Top 7: Tips for OFM

The most effective approaches to nutrition are individualized. People differ in terms of genetics and lifestyle, so there's no one-size-fits-all.

I'm a proponent of Optimized Fat Metabolism (OFM). Even though it has an official name and a set of guiding principles, it's really meant to be adaptable to every individual. Even for myself, OFM has been an evolving process. Trying new things and making adjustments as my lifestyle has changed--throughout various training blocks and life events--has been key to having OFM work for me. In this post, I'm outlining the top seven lessons I learned in my journey with OFM.

Having someone help you through the process is a great advantage. They can help you to avoid some of the hurdles they may have faced along their own journey. But ultimately, you need to start with the determination to self-explore on your journey to better health.

Tip #1: Be patient.

OFM can often be a drastic change at first. Despite the paradigm beginning to swing a bit, OFM still flies in the face of most conventional nutrition. If your body has been used to something far from OFM, you need to give it time to recallabrate. I see lots of people try to become fat adapted and end up quitting because they drop the program before it has had time to take effect. The amount of time it takes each person to become fat adapted is influenced by dietary history, genetics, age, etc. Treat it as your own personal journey, not an expection to replicate someone else's timeline.

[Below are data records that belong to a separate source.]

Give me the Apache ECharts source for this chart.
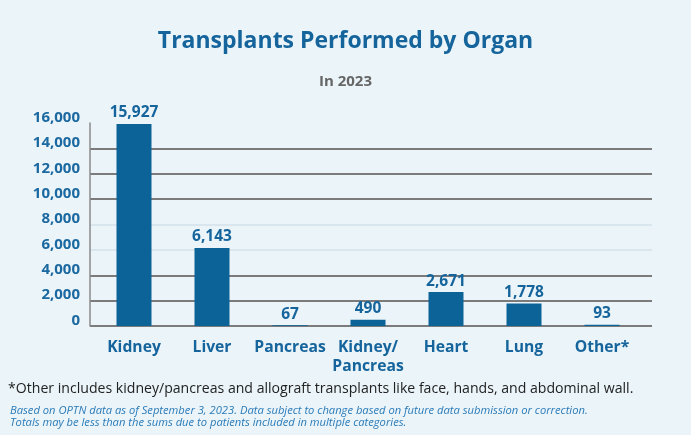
<!DOCTYPE html>
<html>
<head>
<meta charset="utf-8">
<script src="https://cdn.jsdelivr.net/npm/echarts@6/dist/echarts.min.js"></script>
<style>
html,body{margin:0;padding:0;background:#eaf4f9;}
#c{width:691px;height:435px;}
</style>
</head>
<body>
<div id="c"></div>
<script>
const categories = ['Kidney', 'Liver', 'Pancreas', 'Kidney/\nPancreas', 'Heart', 'Lung', 'Other*'];
const transplants = [15927, 6143, 67, 490, 2671, 1778, 93];
const yTicks = { min: 0, max: 16000, interval: 2000 };
const titleText = 'Transplants Performed by Organ';
const subtitleText = 'In 2023';
const footnote = '*Other includes kidney/pancreas and allograft transplants like face, hands, and abdominal wall.';
const sourceNote1 = 'Based on OPTN data as of September 3, 2023. Data subject to change based on future data submission or correction.';
const sourceNote2 = 'Totals may be less than the sums due to patients included in multiple categories.';

const F = '"Open Sans", "Noto Sans", sans-serif';
const blue = '#15649c';
const barColor = '#0c6397';
const dark = '#7b7b7b';
const light = '#d9e6ed';

const chart = echarts.init(document.getElementById('c'));
chart.setOption({
  backgroundColor: '#eaf4f9',
  animation: false,
  title: [
    { text: titleText, left: 'center', top: 25,
      textStyle: { fontFamily: F, fontSize: 23, fontWeight: 'bold', color: blue } },
    { text: subtitleText, left: 'center', top: 69,
      textStyle: { fontFamily: F, fontSize: 15, fontWeight: 'bold', color: '#666666' } }
  ],
  grid: [
    { left: 90, right: 39, top: 123, bottom: 109 },
    { left: 95, right: 50, top: 123, bottom: 109 }
  ],
  xAxis: [
    { type: 'value', gridIndex: 0, min: 0, max: 1, show: false },
    { type: 'category', gridIndex: 1, data: categories,
      axisLine: { show: false }, axisTick: { show: false },
      axisLabel: { fontFamily: F, fontSize: 15.7, fontWeight: 'bold', color: blue,
        margin: 12, lineHeight: 19, interval: 0 } }
  ],
  yAxis: [
    { type: 'value', gridIndex: 0, min: yTicks.min, max: yTicks.max, interval: yTicks.interval,
      axisLine: { show: true, lineStyle: { color: '#8a8a8a', width: 1.5 } },
      axisTick: { show: false },
      axisLabel: { fontFamily: F, fontSize: 15, fontWeight: 'bold', color: '#1b69a0', margin: 10,
        verticalAlign: 'bottom', lineHeight: 11,
        formatter: v => v.toLocaleString('en-US') },
      splitLine: { show: true, lineStyle: { width: 2,
        color: [dark, dark, dark, light, light, dark, dark, dark, 'rgba(0,0,0,0)'] } } },
    { type: 'value', gridIndex: 1, min: yTicks.min, max: yTicks.max, interval: yTicks.interval,
      show: false, splitLine: { show: false } }
  ],
  series: [{
    type: 'bar', xAxisIndex: 1, yAxisIndex: 1, data: transplants, barWidth: 35,
    itemStyle: { color: barColor },
    label: { show: true, position: 'top', distance: 3, fontFamily: F, fontSize: 15.5,
      fontWeight: 'bold', color: blue, formatter: p => p.value.toLocaleString('en-US') }
  }],
  graphic: [
    { type: 'text', left: 8, top: 382,
      style: { text: footnote, fontFamily: F, fontSize: 14.1, fill: '#222222' } },
    { type: 'text', left: 10, top: 405,
      style: { text: sourceNote1, fontFamily: F, fontSize: 11.2, fontStyle: 'italic', fill: '#2a7bb8' } },
    { type: 'text', left: 10, top: 417,
      style: { text: sourceNote2, fontFamily: F, fontSize: 11.2, fontStyle: 'italic', fill: '#2a7bb8' } }
  ]
});
</script>
</body>
</html>
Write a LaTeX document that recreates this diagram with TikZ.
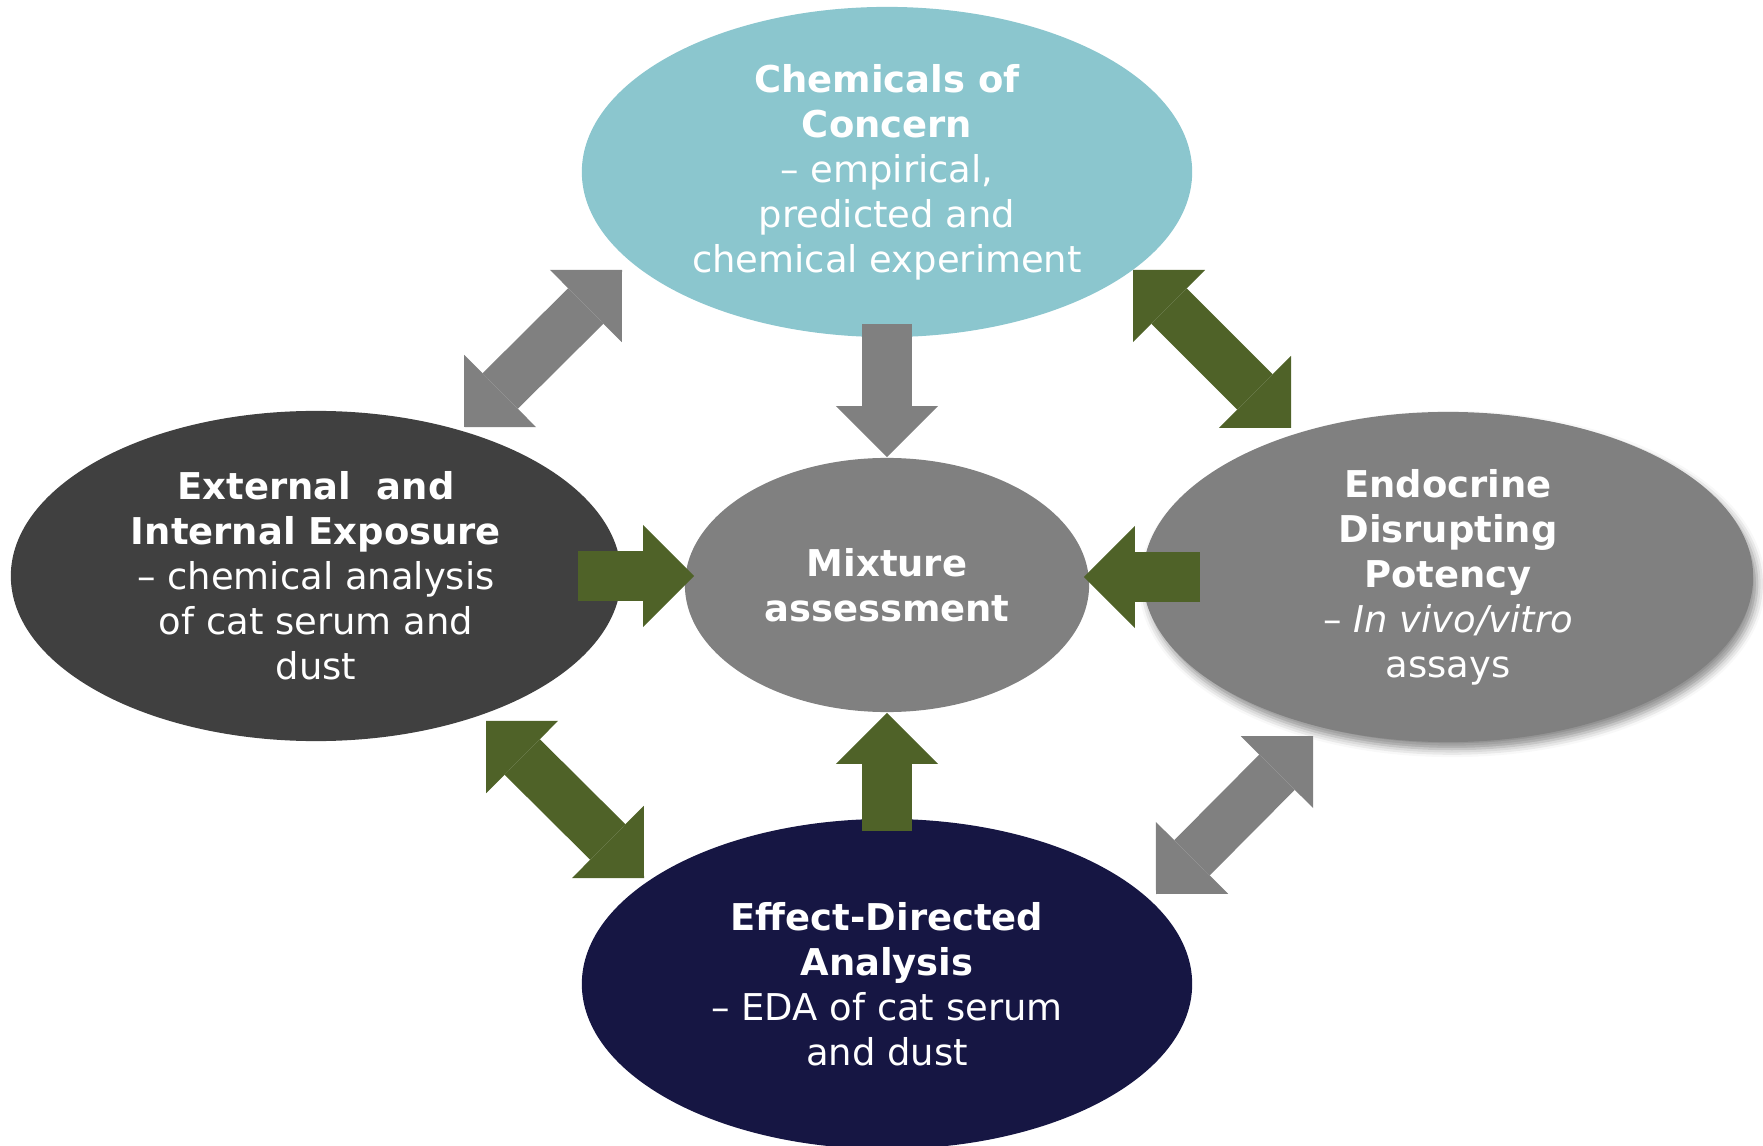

Tip #2: Listen to your body.

This is especially key when first getting started. When your body has been programmed to burn carbohydrates as its primary fuel, it's going to do some goofy things when you don't give it a steady flow of carbohydrates. I remember my journey into fat adaptation there were a couple days each week where it felt like even lifting my arms was a chore! On days like this, I listened to my body and didn't ask it to do anything it didn't want to, knowing that by doing so I would limit additional stress and give it the opportunity to switch over metabolically. In my journey, I got through this stage of sporadic energy dives in less than four weeks, and I was able to maintain most of my base miles throughout.

Tip #3: Look at your lifestyle.

The beauty of OFM is that it is a program designed for you as a person. This takes into account your lifestyle. OFM for me will be different than OFM for someone else. In fact, OFM for me training for a 100-mile race will be differnt than OFM training for a 5-kilometer race. One of the most common questions I get when people who are unfamiliar with OFM hear what I eat is, "Well, you can get away with high fat ratios because you train so much." I always smile at this, because the truth is I get away with much higher amounts of carbohydrate intake because I run so much. If I were sedintary, I'd have no need to use carbohydrates. Carbohydrates are a high-octane fuel. Treat it that way.

Tip #4: Carbs are not the enemy.

I think a lot of people think I hate carbs and that OFM looks at them as this evil poisonous thing. The truth is carbs are an incredible performance enhancer. This is especially true when you are participating in a high-intensity workout. Once a hard reset is done and the body begins to recognize fat as its primary fuel, you can bring back the carbs strategically. This doesn't mean carbo-loading in the traditional sense, because when fat-adapted the body simply doesn't need that much carbohydrate as fuel. In myself, peak carb use is usually around 20-30% of my daily macronutrient intake. This is often when I am training between 100-140 miles per week, strength training, and including intensity sessions within my running miles. When I need that high-octane fuel, I use it.

Tip #5: See stress holistically.

Stress is a funny thing. It can manifest physically, mentally, and emotionally. Everything from your training to your relationships can greatly influence your stress levels. Beginning to recognize where your life stressors are coming from is key. OFM is designed to minimize the level of stress that your diet puts on your body, but it can be thrown off if you are just overflowing with stress from other areas of your life. Also, recognize that life happens. The body is incredibly resilient. Once you get your OFM journey going, don't freak out if you make a mistake. Obviously, you want to minize frequent nutritional mistakes, but OFM won't cease to exist if you eat something "wrong" once in a while. Worrying about this constantly will actually cause more stress and make the diet less effective than if you had made the nutritional mistake and moved on.

Tip #6: The whole animal.

I use the whole-animal approach in my nutrition. I do this for two reasons. First, I strongly believe the body can do some amazing things in recovery and limiting stress and inflammation when it is given the combination of animal fat, protein, organ meat, and bone broth. Secondly, it seems silly to waste parts of the animal that are nutrient-packed, not to mention that's a very unsustainable approach.

Tip #7: Keep an eye on hydration.

This is a wise for anyone, but it can be different for someone following OFM. When fat-adapted, the body does seem to use higher levels of sodium, but that doesn't necessarily mean one should dump tons of salt on every meal. When following OFM, taking in electrolyles and water regularily during exercise is very important. If you let your hydration fail, you'll experience something similar to a bonk triggered by glycogen depletion. A general rule of thumb to start with is to salt food to taste and take electrolytes and water during workouts, especially on hot days. There is no need to pound tons of water leading into a workout. In fact, this will likely just cause an imbalance, as your body needs to excrete electrolytes when processing water.